Instructor: David Harrington.

FAQ

• What is statistical thermodynamics/statistical mechanics? Statistical mechanics tells how macroscopic properties (e.g., thermodynamic functions, dielectric constant, equilibrium constants) can be worked out from molecular-level properties, especially energy levels. Because it is too hard to solve the quantum mechanics for the number of particles we deal with in macroscopic systems, we give up wanting to know everything, and ask only about average properties (and fluctuations about the average). Hence we are interested in statistics and the probabilities that things can happen. In general, we assume that we know the energy levels of molecules already (so we don't worry about how quantum mechanics gives those energy levels). We will have to make some reckless assumptions to make our life easy, and along the way we will get a deeper insight into what temperature and entropy really mean.
• Do I have to know any statistics or probability? No, we will review these ideas before using them.
• Are there lots of equations? There are, but you don't have to memorize them and we'll spend most of our time thinking about their meaning, not deriving them.
• Will I have to plug in lots of numbers into formulas? There will be some of that, especially the first time we work with them, but there is a program provided (see below) to do much of the heavy lifting.
• How much math do I need to know? You should be able to rearrange equations, and differentiate and integrate simple functions, but nothing beyond that. (If you want to use a symbolic program like Maple or Mathematica to help you, you can.) The point is to understand the concepts. In most cases we will use very simple model systems where the math is also simple.
• Sounds boring - will I learn something interesting?

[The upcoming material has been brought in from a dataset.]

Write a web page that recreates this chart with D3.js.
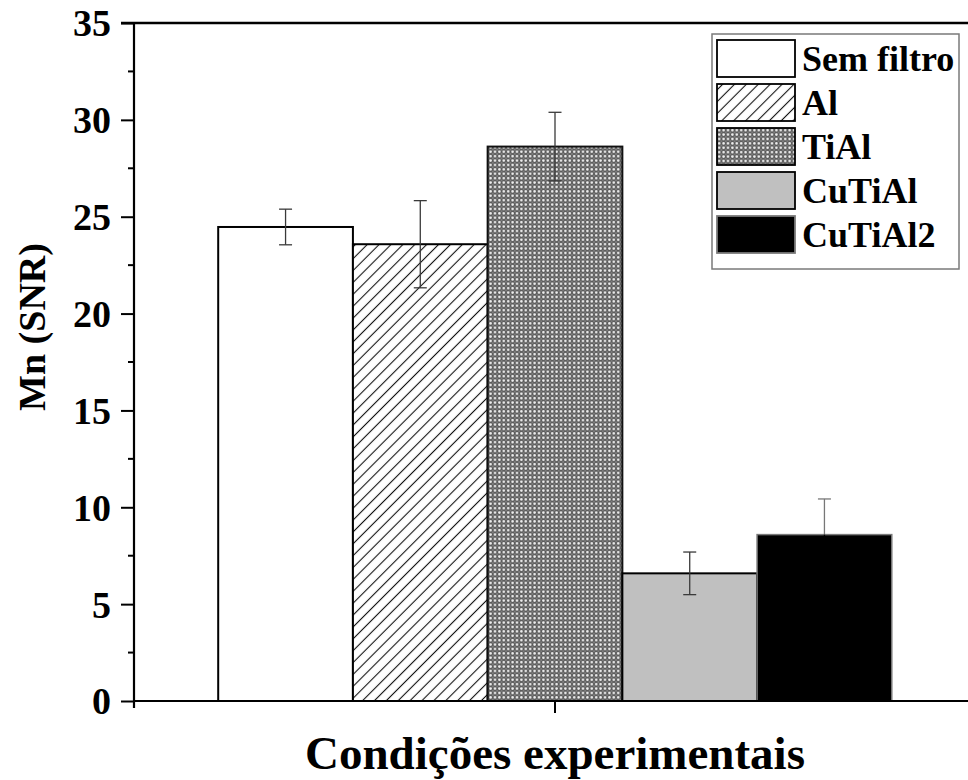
<!DOCTYPE html>
<html>
<head>
<meta charset="utf-8">
<script src="https://cdn.jsdelivr.net/npm/d3@7"></script>
<style>
  html, body { margin: 0; padding: 0; background: #fff; }
  svg { display: block; font-family: "Liberation Serif", "Times New Roman", serif; font-weight: bold; }
</style>
</head>
<body>
<svg id="chart" width="968" height="780"></svg>
<script>
// Filter conditions and Mn signal-to-noise ratio (mean and error)
const series = ["Sem filtro", "Al", "TiAl", "CuTiAl", "CuTiAl2"];
const values = [24.47, 23.58, 28.62, 6.59, 8.59];
const errors = [0.92, 2.25, 1.77, 1.10, 1.84];
const yTicks = [0, 5, 10, 15, 20, 25, 30, 35];
const category = ["Condições experimentais"];

const svg = d3.select("#chart");
const W = 968, H = 780;
const margin = { left: 134, top: 23, right: 976, bottom: 701 };

svg.append("rect").attr("width", W).attr("height", H).attr("fill", "#fff");

// Fill patterns
const defs = svg.append("defs");
const hatch = defs.append("pattern")
  .attr("id", "hatch").attr("patternUnits", "userSpaceOnUse")
  .attr("width", 8.4).attr("height", 8.4)
  .attr("patternTransform", "rotate(-45)");
hatch.append("rect").attr("width", 8.4).attr("height", 8.4).attr("fill", "#fff");
hatch.append("line").attr("x1", 0).attr("y1", 4.2).attr("x2", 8.4).attr("y2", 4.2)
  .attr("stroke", "#111").attr("stroke-width", 1.1);

const mesh = defs.append("pattern")
  .attr("id", "mesh").attr("patternUnits", "userSpaceOnUse")
  .attr("width", 4.4).attr("height", 4.4);
mesh.append("rect").attr("width", 4.4).attr("height", 4.4).attr("fill", "#5c5c5c");
mesh.append("circle").attr("cx", 2.2).attr("cy", 2.2).attr("r", 1.3).attr("fill", "#f0f0f0");
[[0,0],[4.4,0],[0,4.4],[4.4,4.4]].forEach(([cx, cy]) =>
  mesh.append("circle").attr("cx", cx).attr("cy", cy).attr("r", 0.7).attr("fill", "#a8a8a8"));

const fills = {
  "Sem filtro": "#ffffff",
  "Al": "url(#hatch)",
  "TiAl": "url(#mesh)",
  "CuTiAl": "#c0c0c0",
  "CuTiAl2": "#000000"
};
const strokes = {
  "Sem filtro": "#000", "Al": "#000", "TiAl": "#111", "CuTiAl": "#000", "CuTiAl2": "#7a7a7a"
};

// Scales
const y = d3.scaleLinear().domain([0, 35]).range([margin.bottom, margin.top]);
const x0 = d3.scaleBand().domain(category).range([margin.left, margin.right]).padding(0);
const groupW = x0.bandwidth() * 0.8;
const cx = x0(category[0]) + x0.bandwidth() / 2;
const x1 = d3.scaleBand().domain(series).range([cx - groupW / 2, cx + groupW / 2]).padding(0);

const data = series.map((s, i) => ({ name: s, v: values[i], e: errors[i] }));

// Bars
svg.append("g").selectAll("rect").data(data).join("rect")
  .attr("x", d => x1(d.name))
  .attr("y", d => y(d.v))
  .attr("width", x1.bandwidth())
  .attr("height", d => y(0) - y(d.v))
  .attr("fill", d => fills[d.name])
  .attr("stroke", d => strokes[d.name])
  .attr("stroke-width", d => d.name === "CuTiAl2" ? 1.5 : 2);

// Error bars (the lower half of the black bar's whisker blends into its fill)
const eb = svg.append("g").attr("stroke-width", 1.3).attr("fill", "none");
data.forEach(d => {
  const xc = x1(d.name) + x1.bandwidth() / 2;
  const up = d.name === "CuTiAl2" ? "#777" : "#3a3a3a";
  const down = d.name === "CuTiAl2" ? "#000" : "#3a3a3a";
  eb.append("line").attr("x1", xc).attr("x2", xc).attr("y1", y(d.v + d.e)).attr("y2", y(d.v)).attr("stroke", up);
  eb.append("line").attr("x1", xc).attr("x2", xc).attr("y1", y(d.v)).attr("y2", y(d.v - d.e)).attr("stroke", down);
  eb.append("line").attr("x1", xc - 6.5).attr("x2", xc + 6.5).attr("y1", y(d.v + d.e)).attr("y2", y(d.v + d.e)).attr("stroke", up);
  eb.append("line").attr("x1", xc - 6.5).attr("x2", xc + 6.5).attr("y1", y(d.v - d.e)).attr("y2", y(d.v - d.e)).attr("stroke", down);
});

// Y axis with major and minor ticks
const yAxis = d3.axisLeft(y).tickValues(yTicks).tickSize(13).tickPadding(10).tickFormat(d3.format("d"));
const gy = svg.append("g").attr("transform", `translate(${margin.left},0)`).call(yAxis);
gy.select(".domain").remove();
gy.selectAll(".tick line").attr("stroke", "#000").attr("stroke-width", 2);
gy.selectAll(".tick text").attr("font-size", 38).attr("fill", "#000")
  .attr("font-family", "'Liberation Serif', 'Times New Roman', serif").attr("font-weight", "bold")
  .attr("dy", "0.34em");
const minor = d3.range(2.5, 35, 5);
svg.append("g").selectAll("line").data(minor).join("line")
  .attr("x1", margin.left - 6).attr("x2", margin.left)
  .attr("y1", d => y(d)).attr("y2", d => y(d))
  .attr("stroke", "#000").attr("stroke-width", 2);

// Frame lines
svg.append("line").attr("x1", margin.left).attr("x2", margin.left).attr("y1", margin.top - 1).attr("y2", margin.bottom + 7)
  .attr("stroke", "#000").attr("stroke-width", 2.2);
svg.append("line").attr("x1", margin.left - 13).attr("x2", W).attr("y1", margin.top).attr("y2", margin.top)
  .attr("stroke", "#000").attr("stroke-width", 2.6);

// X axis
const xAxis = d3.axisBottom(x0).tickSize(12).tickFormat("");
const gx = svg.append("g").attr("transform", `translate(0,${margin.bottom})`).call(xAxis);
gx.select(".domain").remove();
gx.selectAll(".tick line").attr("stroke", "#000").attr("stroke-width", 2);
svg.append("line").attr("x1", margin.left).attr("x2", W).attr("y1", margin.bottom).attr("y2", margin.bottom)
  .attr("stroke", "#000").attr("stroke-width", 2.2);

// Axis titles
svg.append("text").attr("x", cx).attr("y", 769).attr("text-anchor", "middle")
  .attr("font-size", 47).attr("fill", "#000").text(category[0]);
svg.append("text").attr("transform", `translate(45,327) rotate(-90)`).attr("text-anchor", "middle")
  .attr("font-size", 38).attr("fill", "#000").text("Mn (SNR)");

// Legend
const lg = svg.append("g");
lg.append("rect").attr("x", 712).attr("y", 34).attr("width", 247).attr("height", 235)
  .attr("fill", "#fff").attr("stroke", "#7a7a7a").attr("stroke-width", 1.5);
const rows = lg.selectAll("g.row").data(series).join("g").attr("class", "row")
  .attr("transform", (d, i) => `translate(717,${40 + i * 44})`);
rows.append("rect").attr("width", 78).attr("height", 37)
  .attr("fill", d => fills[d]).attr("stroke", d => d === "CuTiAl2" ? "#7a7a7a" : "#000")
  .attr("stroke-width", 1.8);
rows.append("text").attr("x", 85).attr("y", 31).attr("font-size", 36).attr("fill", "#000").text(d => d);
</script>
</body>
</html>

Here are some teasers
  • Nanomachines won't look like bigger machines, and they won't take over the world.
  • There is a deep connection between information and entropy - they are more or less the same!
  • Why is the equilibrium constant for H₂ + D₂ = 2HD equal to 4, not 1 (hint: )
  • Who is Maxwell's Demon, and does he exist?
  • How can you unmix two gases?
  • What does annealing have to do with traveling salespersons?

Learning Objectives

At the conclusion of this course, you should:

• understand basic concepts in statistical thermodynamics, such as termperature, entropy and partition functions.
• be able to calculate microstate probabilities, partition functions and thermodynamic properties for simple model systems.
• be able to calculate accurate enthalpies, energies, entropies and heat capacities for most simple gases.
• understand and be able to reconstruct thermodynamic tables for gaseous species.
• understand what entropy really means.
• have an appreciation for some of the philosophical underpinnings of statistical mechanics.

Course Outline

1. Introduction to probabilities and ensembles.
2. Thermodynamic functions from energy levels.
3. Calculation of thermodynamic functions of an ideal gas from spectroscopic data.
4. Statistical mechanics of solids and adsorption; adsorption isotherms.
5. Phase transitions and emergence.
6. Some philosophical issues and paradoxes; relationship between entropy and information; Maxwell's demon.
7. Fluctuations, nanoscale systems, Brownian motors.

StatMech program to calculate thermodynamic functions from spectroscopic data.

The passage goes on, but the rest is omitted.